• **Dataset**:
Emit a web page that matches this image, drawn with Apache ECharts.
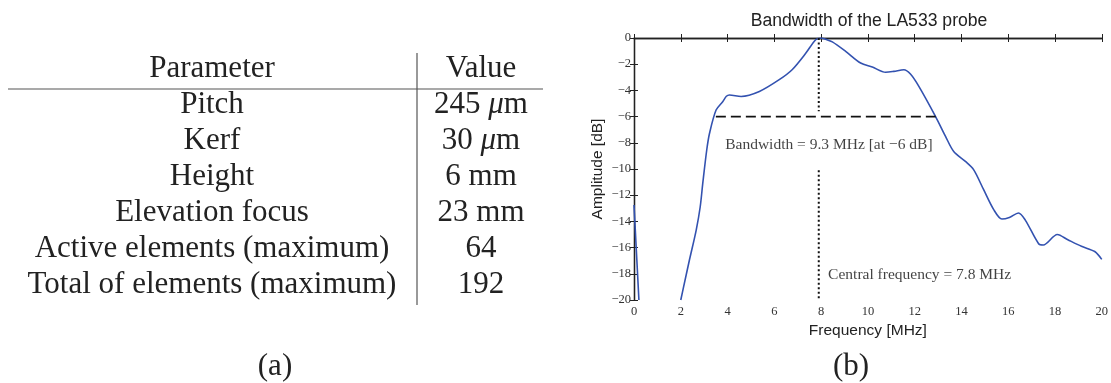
<!DOCTYPE html>
<html>
<head>
<meta charset="utf-8">
<title>LA533 probe</title>
<script src="https://cdn.jsdelivr.net/npm/echarts@6/dist/echarts.min.js"></script>
<style>
  html, body { margin: 0; padding: 0; background: #fff; }
  #chart { width: 1111px; height: 383px; }
</style>
</head>
<body>
<div id="chart"></div>
<script>
// table (a)
var paramNames = ['Pitch', 'Kerf', 'Height', 'Elevation focus', 'Active elements (maximum)', 'Total of elements (maximum)'];
var paramValues = ['245 {i|\u03bc}m', '30 {i|\u03bc}m', '6 mm', '23 mm', '64', '192'];

// plot (b): frequency [MHz] vs amplitude [dB], null = below the plot
var freq = [0, 0.1, 0.21, 1.0, 2.0, 2.12, 2.37, 2.66, 2.83, 2.94, 3.11, 3.23, 3.51, 3.8, 3.95, 4.08, 4.58, 5.36, 6.21, 6.76, 7.35, 7.77, 8.0, 8.2,
  8.48, 9.05, 9.69, 10.19, 10.76, 11.11, 11.54, 11.82, 12.18, 12.89, 13.32, 13.67, 14.17, 14.52, 14.95, 15.38, 15.73, 16.05, 16.44, 16.73,
  17.3, 17.5, 18.1, 18.55, 19.13, 19.7, 20];
var amp = [-12.75, -16.2, -20, null, -20, -19.0, -16.95, -14.66, -12.9, -11.1, -8.55, -7.27, -5.5, -4.85, -4.45, -4.35, -4.46, -4.08, -3.18, -2.42, -1.15, -0.13, 0, -0.1,
  -0.3, -1.02, -1.91, -2.22, -2.62, -2.55, -2.42, -2.75, -3.69, -5.98, -7.51, -8.66, -9.42, -10.05, -11.58, -13.1, -13.82, -13.7, -13.36, -13.9,
  -15.7, -15.8, -15.0, -15.4, -15.9, -16.3, -16.9];
var centralFreq = 7.9;
var bandLevel = -6;
var bandEdges = [3.5, 12.9];
var xTicks = [0, 2, 4, 6, 8, 10, 12, 14, 16, 18, 20];
var yTicks = [0, -2, -4, -6, -8, -10, -12, -14, -16, -18, -20];

var chart = echarts.init(document.getElementById('chart'));

function minus(v) {
  return v < 0 ? '\u2212' + (-v) : String(v);
}

var serif = '"Liberation Serif", "DejaVu Serif", serif';
var sans = '"Liberation Sans", Arial, sans-serif';

// table drawn with graphic elements
var graphics = [];
var rowTop = 69, rowStep = 36, col1 = 212, col2 = 481;
var tableFont = '31px ' + serif;
graphics.push({ type: 'text', x: col1, y: rowTop, style: { text: 'Parameter', font: tableFont, fill: '#222', align: 'center', verticalAlign: 'middle' } });
graphics.push({ type: 'text', x: col2, y: rowTop, style: { text: 'Value', font: tableFont, fill: '#222', align: 'center', verticalAlign: 'middle' } });
for (var i = 0; i < paramNames.length; i++) {
  var y = rowTop + rowStep * (i + 1);
  graphics.push({ type: 'text', x: col1, y: y, style: { text: paramNames[i], font: tableFont, fill: '#222', align: 'center', verticalAlign: 'middle' } });
  graphics.push({ type: 'text', x: col2, y: y, style: {
    text: paramValues[i], font: tableFont, fill: '#222', align: 'center', verticalAlign: 'middle',
    rich: { i: { fontStyle: 'italic', fontFamily: serif, fontSize: 31, fill: '#222' } }
  } });
}
graphics.push({ type: 'line', shape: { x1: 8, y1: 89, x2: 543, y2: 89 }, style: { stroke: '#555', lineWidth: 1.2 } });
graphics.push({ type: 'line', shape: { x1: 417, y1: 53, x2: 417, y2: 305 }, style: { stroke: '#555', lineWidth: 1.2 } });
graphics.push({ type: 'text', x: 275, y: 367, style: { text: '(a)', font: '31px ' + serif, fill: '#222', align: 'center', verticalAlign: 'middle' } });
graphics.push({ type: 'text', x: 851, y: 367, style: { text: '(b)', font: '31px ' + serif, fill: '#222', align: 'center', verticalAlign: 'middle' } });
graphics.push({ type: 'text', x: 869, y: 21, style: { text: 'Bandwidth of the LA533 probe', font: '17.6px ' + sans, fill: '#222', align: 'center', verticalAlign: 'middle' } });

var curve = freq.map(function (f, k) { return [f, amp[k] === null ? '-' : amp[k]]; });

var tickStyle = { show: true, inside: true, length: 4, lineStyle: { color: '#222', width: 1 } };
var lineStyleAxis = { show: true, lineStyle: { color: '#222', width: 1.3 } };

option = {
  animation: false,
  graphic: graphics,
  grid: { left: 634, top: 38, width: 468, height: 262, containLabel: false },
  xAxis: [
    {
      type: 'value', min: xTicks[0], max: xTicks[xTicks.length - 1], interval: 2,
      name: 'Frequency [MHz]', nameLocation: 'middle', nameGap: 19,
      nameTextStyle: { fontFamily: sans, fontSize: 15.5, color: '#222' },
      axisLine: lineStyleAxis, axisTick: tickStyle, splitLine: { show: false },
      axisLabel: { fontFamily: serif, fontSize: 12.5, color: '#333', margin: 5, formatter: minus }
    },
    {
      type: 'value', position: 'top', min: xTicks[0], max: xTicks[xTicks.length - 1], interval: 2,
      axisLine: lineStyleAxis, axisTick: tickStyle, splitLine: { show: false }, axisLabel: { show: false }
    }
  ],
  yAxis: [
    {
      type: 'value', min: yTicks[yTicks.length - 1], max: yTicks[0], interval: 2,
      name: 'Amplitude [dB]', nameLocation: 'middle', nameGap: 28,
      nameTextStyle: { fontFamily: sans, fontSize: 15.5, color: '#222' },
      axisLine: lineStyleAxis, axisTick: tickStyle, splitLine: { show: false },
      axisLabel: { fontFamily: serif, fontSize: 12.5, color: '#333', margin: 3, formatter: minus }
    },
    {
      type: 'value', position: 'right', min: yTicks[yTicks.length - 1], max: yTicks[0], interval: 2,
      axisLine: lineStyleAxis, axisTick: tickStyle, splitLine: { show: false }, axisLabel: { show: false }
    }
  ],
  series: [
    {
      name: 'Amplitude', type: 'line', data: curve, smooth: 0.3, showSymbol: false, clip: true,
      connectNulls: false,
      lineStyle: { color: '#3352b0', width: 1.6 }
    },
    {
      name: 'Bandwidth', type: 'line', showSymbol: false,
      data: [[bandEdges[0], bandLevel], [bandEdges[1], bandLevel]],
      lineStyle: { color: '#111', width: 1.7, type: [10, 5] }
    },
    {
      name: 'Central upper', type: 'line', showSymbol: false,
      data: [[centralFreq, 0], [centralFreq, -5.6]],
      lineStyle: { color: '#111', width: 2, type: [2, 2.5] }
    },
    {
      name: 'Central lower', type: 'line', showSymbol: false,
      data: [[centralFreq, -10.1], [centralFreq, -20]],
      lineStyle: { color: '#111', width: 2, type: [2, 2.5] }
    },
    {
      name: 'Notes', type: 'scatter', symbolSize: 0, silent: true,
      data: [
        { value: [3.9, -8.2], label: { formatter: 'Bandwidth = 9.3 MHz [at \u22126 dB]' } },
        { value: [8.3, -18.1], label: { formatter: 'Central frequency = 7.8 MHz' } }
      ],
      label: { show: true, position: 'right', distance: 0, fontFamily: serif, fontSize: 15.5, color: '#111' }
    }
  ]
};
chart.setOption(option);
</script>
</body>
</html>
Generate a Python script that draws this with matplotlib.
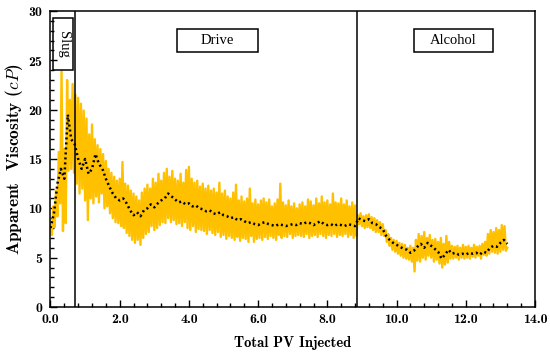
import numpy as np
import matplotlib
matplotlib.use("Agg")
import matplotlib.pyplot as plt
from matplotlib.patches import Rectangle
from matplotlib.ticker import MultipleLocator, FormatStrFormatter

plt.rcParams['mathtext.fontset'] = 'cm'
plt.rcParams['axes.formatter.use_mathtext'] = True

# raw apparent viscosity (cP), sampled every 0.04 PV from 0.0 to 13.2
raw_step = 0.04
raw_visc = [
    8.6, 7.3, 10.2, 8.1, 11.8, 9.2, 15.7, 10.5, 23.9, 7.7,
    16.0, 8.5, 23.0, 13.8, 21.0, 14.0, 22.6, 13.6, 21.5, 12.5,
    21.2, 11.5, 20.6, 12.0, 19.9, 10.8, 19.1, 8.8, 17.5, 11.0,
    18.5, 10.5, 17.0, 11.2, 16.4, 10.6, 16.0, 11.5, 15.5, 10.0,
    14.8, 10.2, 14.0, 9.5, 13.6, 9.0, 13.2, 8.6, 12.8, 8.5,
    13.0, 8.2, 14.7, 8.0, 12.5, 7.5, 12.3, 7.2, 11.8, 6.8,
    11.5, 6.5, 11.2, 6.8, 10.8, 6.3, 11.6, 7.0, 12.0, 7.4,
    12.4, 7.6, 12.0, 8.2, 13.0, 7.8, 12.6, 8.0, 13.5, 8.3,
    12.8, 8.6, 13.6, 8.5, 14.0, 9.0, 13.2, 8.6, 13.8, 8.8,
    13.0, 8.4, 12.8, 8.5, 13.5, 8.2, 12.6, 8.6, 13.9, 8.0,
    14.2, 7.8, 13.0, 8.2, 12.6, 7.6, 12.8, 7.9, 12.2, 7.8,
    12.5, 7.7, 12.0, 7.4, 12.3, 7.8, 11.8, 7.5, 12.0, 7.3,
    11.6, 7.6, 12.6, 7.1, 11.5, 7.3, 11.8, 6.9, 11.2, 7.2,
    11.0, 7.0, 11.6, 6.8, 12.4, 7.1, 10.8, 6.7, 11.2, 7.0,
    10.7, 6.9, 11.0, 6.6, 12.0, 7.2, 10.5, 6.6, 10.9, 6.9,
    10.4, 7.0, 10.8, 6.8, 11.0, 7.1, 10.6, 6.9, 10.9, 7.2,
    10.2, 7.0, 10.5, 6.8, 10.9, 7.3, 12.5, 7.0, 10.6, 7.2,
    10.3, 7.1, 10.8, 7.4, 10.2, 7.0, 10.5, 7.2, 10.0, 7.3,
    10.4, 7.2, 10.6, 7.1, 10.2, 7.4, 10.9, 7.0, 10.7, 7.2,
    10.3, 7.3, 11.0, 7.1, 10.5, 7.4, 11.2, 7.2, 10.6, 7.0,
    10.8, 7.3, 10.4, 7.2, 11.5, 7.4, 10.6, 7.1, 10.5, 7.3,
    11.0, 7.2, 10.4, 7.4, 10.8, 7.1, 10.2, 7.3, 10.6, 7.0,
    10.3, 7.2, 9.3, 8.4, 9.5, 8.2, 9.2, 8.0, 9.3, 8.1,
    9.4, 8.0, 9.1, 7.8, 9.0, 7.6, 8.8, 7.6, 8.6, 7.3,
    8.4, 7.2, 7.8, 6.6, 7.4, 6.2, 7.0, 5.8, 6.8, 5.6,
    6.7, 5.4, 6.5, 5.2, 6.4, 5.0, 6.3, 4.9, 6.0, 4.8,
    6.2, 4.6, 6.0, 3.6, 6.8, 4.7, 7.4, 4.6, 7.2, 5.0,
    7.6, 4.8, 7.0, 5.2, 7.3, 5.0, 6.8, 4.6, 6.9, 4.8,
    6.6, 4.4, 7.0, 4.0, 6.4, 4.3, 7.2, 4.5, 6.6, 4.9,
    6.2, 4.9, 6.1, 5.0, 6.2, 4.8, 6.0, 5.0, 6.3, 4.9,
    6.1, 5.0, 6.2, 4.9, 6.0, 5.1, 6.3, 5.0, 6.1, 5.2,
    6.2, 4.9, 6.4, 5.3, 6.6, 5.2, 7.4, 5.4, 7.8, 5.6,
    7.6, 5.5, 8.0, 5.4, 7.8, 5.6, 8.3, 5.8, 8.2, 5.7,
    6.0,
]

# smoothed trend, every 0.1 PV from 0.0 to 13.2
avg_step = 0.1
avg_visc = [
    8.0, 9.5, 12.5, 14.0, 13.0, 19.5, 17.0, 16.5, 15.0, 14.0,
    15.0, 13.5, 14.0, 15.5, 14.5, 14.0, 13.0, 12.2, 11.5, 11.0,
    10.8, 11.0, 10.5, 9.8, 9.3, 9.6, 9.2, 9.8, 10.0, 10.4,
    10.1, 10.5, 10.8, 11.0, 11.5, 11.2, 10.9, 10.6, 10.7, 10.4,
    10.5, 10.2, 10.3, 10.0, 9.9, 9.7, 9.8, 9.5, 9.4, 9.6,
    9.3, 9.2, 9.0, 9.1, 8.8, 8.9, 8.7, 8.5, 8.6, 8.4,
    8.3, 8.5, 8.6, 8.4, 8.3, 8.2, 8.4, 8.3, 8.2, 8.3,
    8.4, 8.3, 8.5, 8.4, 8.6, 8.5, 8.3, 8.5, 8.7, 8.4,
    8.3, 8.4, 8.2, 8.4, 8.3, 8.2, 8.4, 8.3, 8.2, 9.0,
    8.8, 8.7, 8.9, 8.5, 8.4, 8.1, 7.9, 7.2, 6.8, 6.5,
    6.3, 6.1, 5.9, 5.8, 5.5, 5.7, 6.1, 6.4, 6.0, 6.5,
    6.2, 5.9, 5.6, 4.9, 5.3, 5.8, 5.4, 5.5, 5.3, 5.4,
    5.3, 5.5, 5.4, 5.5, 5.3, 5.6, 5.5, 6.0, 6.2, 6.1,
    6.5, 6.8, 6.4,
]

slug_end = 0.7
alcohol_start = 8.87

pv_raw = np.arange(len(raw_visc)) * raw_step
pv_avg = np.arange(len(avg_visc)) * avg_step

fig = plt.figure(figsize=(5.5, 3.54), dpi=100)
ax = fig.add_axes([0.0918, 0.1328, 0.8809, 0.8362])

ax.plot(pv_raw, raw_visc, color='#FFC000', lw=1.7, zorder=2)
ax.plot(pv_avg, avg_visc, color='black', lw=1.8, linestyle=(0, (0.8, 1.2)), zorder=3)

ax.axvline(slug_end, color='black', lw=1.1, zorder=4)
ax.axvline(alcohol_start, color='black', lw=1.1, zorder=4)

ax.set_xlim(0, 14)
ax.set_ylim(0, 30)
ax.xaxis.set_major_locator(MultipleLocator(2))
ax.xaxis.set_minor_locator(MultipleLocator(0.4))
ax.xaxis.set_major_formatter(FormatStrFormatter('%.1f'))
ax.yaxis.set_major_locator(MultipleLocator(5))
ax.yaxis.set_minor_locator(MultipleLocator(1))
ax.tick_params(which='both', direction='in', top=False, right=False, width=1.0)
ax.tick_params(which='major', length=5, pad=5)
ax.tick_params(which='minor', length=3)
for s in ax.spines.values():
    s.set_linewidth(1.1)

for lab in ax.get_xticklabels() + ax.get_yticklabels():
    lab.set_fontfamily('cmb10')
    lab.set_fontsize(10)

ax.set_xlabel('Total PV Injected', fontfamily='cmb10', fontsize=10.5, labelpad=7)
ax.set_ylabel(r'Apparent  Viscosity ($cP$)', fontfamily='cmb10', fontsize=12.5, labelpad=2)

# phase boxes
boxes = [((0.08, 24.0), 0.58, 5.3, 'Slug', 270),
         ((3.66, 25.8), 2.34, 2.4, 'Drive', 0),
         ((10.49, 25.8), 2.31, 2.4, 'Alcohol', 0)]
for (x0, y0), w, h, txt, rot in boxes:
    ax.add_patch(Rectangle((x0, y0), w, h, fill=False, ec='black', lw=1.1, zorder=5))
    ax.text(x0 + w / 2, y0 + h / 2, txt, rotation=rot, ha='center', va='center',
            fontfamily='Liberation Serif', fontsize=10.5, zorder=6)

fig.savefig('out.png', dpi=100)
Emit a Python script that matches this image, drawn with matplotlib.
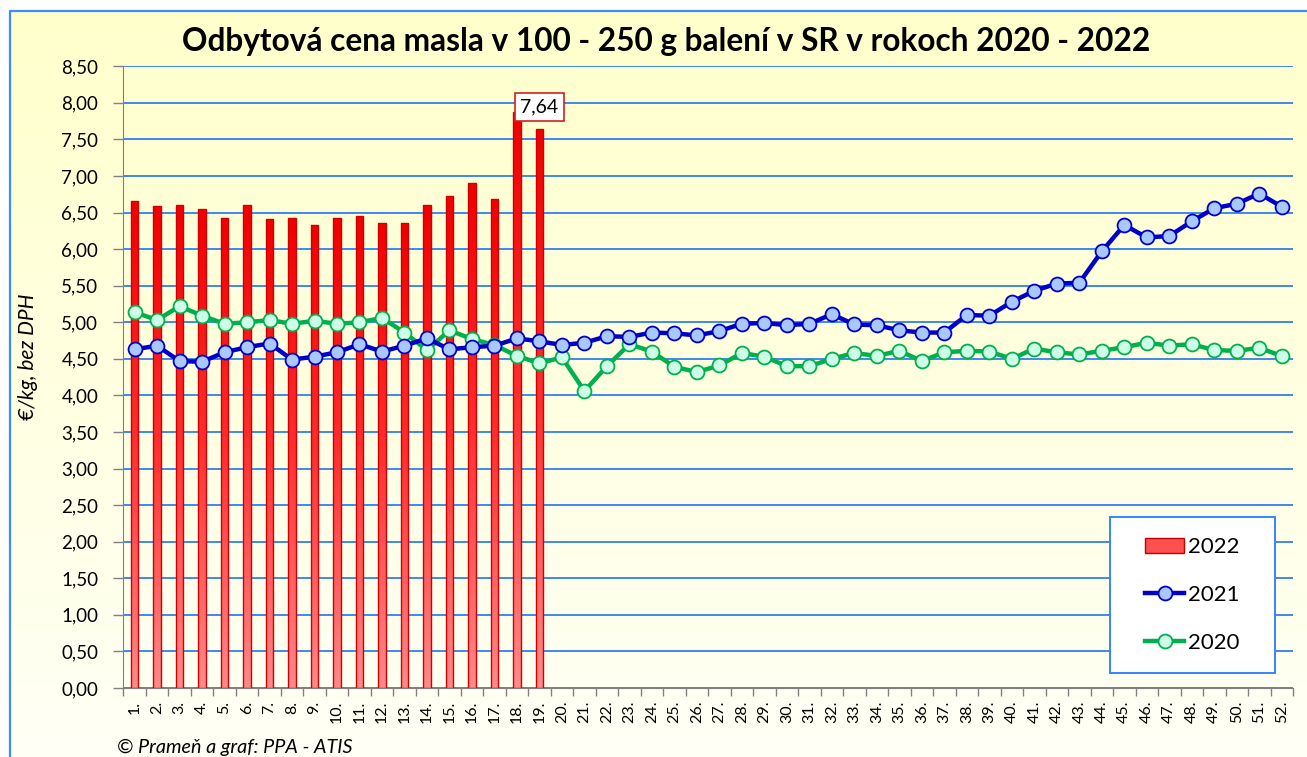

• **Job**: Up to and including the line containing "var paramValues = ['245", repeat every line from the start of the data, but none of the pictures.

• **Completed exercise**:
Emit a web page that matches this image, drawn with Apache ECharts.
<!DOCTYPE html>
<html>
<head>
<meta charset="utf-8">
<title>LA533 probe</title>
<script src="https://cdn.jsdelivr.net/npm/echarts@6/dist/echarts.min.js"></script>
<style>
  html, body { margin: 0; padding: 0; background: #fff; }
  #chart { width: 1111px; height: 383px; }
</style>
</head>
<body>
<div id="chart"></div>
<script>
// table (a)
var paramNames = ['Pitch', 'Kerf', 'Height', 'Elevation focus', 'Active elements (maximum)', 'Total of elements (maximum)'];
var paramValues = ['245 {i|\u03bc}m', '30 {i|\u03bc}m', '6 mm', '23 mm', '64', '192'];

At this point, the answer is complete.